Background
I've been interested in and reading about neural networks for several years, but I haven't gotten around to testing them out until recently.
Both for fun and to increase my understanding, I tried to write a class library from scratch in .Net. For tests, I've tried some simple functions, such as generating output identical to the input, working with the MNIST dataset, and a few binary functions (two input OR, AND and XOR, with two outputs: one for true, one for false).
Everything seemed fine when I used a sigmoid function as the activation function, but, after reading about the ReLUs, I decided to switch over for speed.
Problem
My current problem is that, when I switch to using ReLUs, I found that I was unable to train a network of any complexity (tested from as few as 2 internal nodes up to a mesh of 100x100 nodes) to correctly function as an XOR gate.
I see two possibilities here:
- My implementation is faulty. (This one is frustrating, as I've re-written the code multiple times in various ways, and I still get the same result). 

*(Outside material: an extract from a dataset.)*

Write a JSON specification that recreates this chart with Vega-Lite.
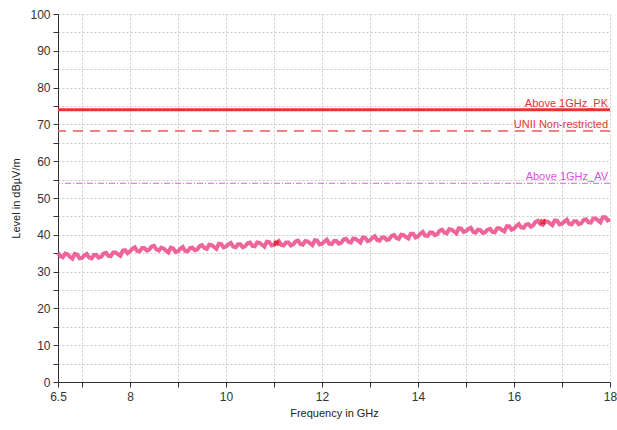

- Aside from being faster or slower to train, there are some problems that are impossible to solve given a specific activation function. (Fascinating idea, but I've no idea if it's true or not). 
My inclination is to think that 1) above is correct. However, given the amount of time I've invested, it would be nice if I could rule out 2) definitively before I spend even more time going over my implementation.
More details
For the XOR network, I have tried both using two inputs (0 for false, 1 for true), and using four inputs (each pair, one signals true and one false, per "bit" of input). I have also tried using 1 output (with a 1 (really, >0.9) corresponding to true and a 0 (or <0.1) corresponding to false), as well as two outputs (one signaling true and the other false).
Each training epoch, I run against a set of 4 inputs $\{ (00, 0), (01, 1), (10, 1), (11, 0) \}$.
I find that the first three converge towards the correct answer, but the final input (11) converges towards 1, even though I train it with an expected value of 0.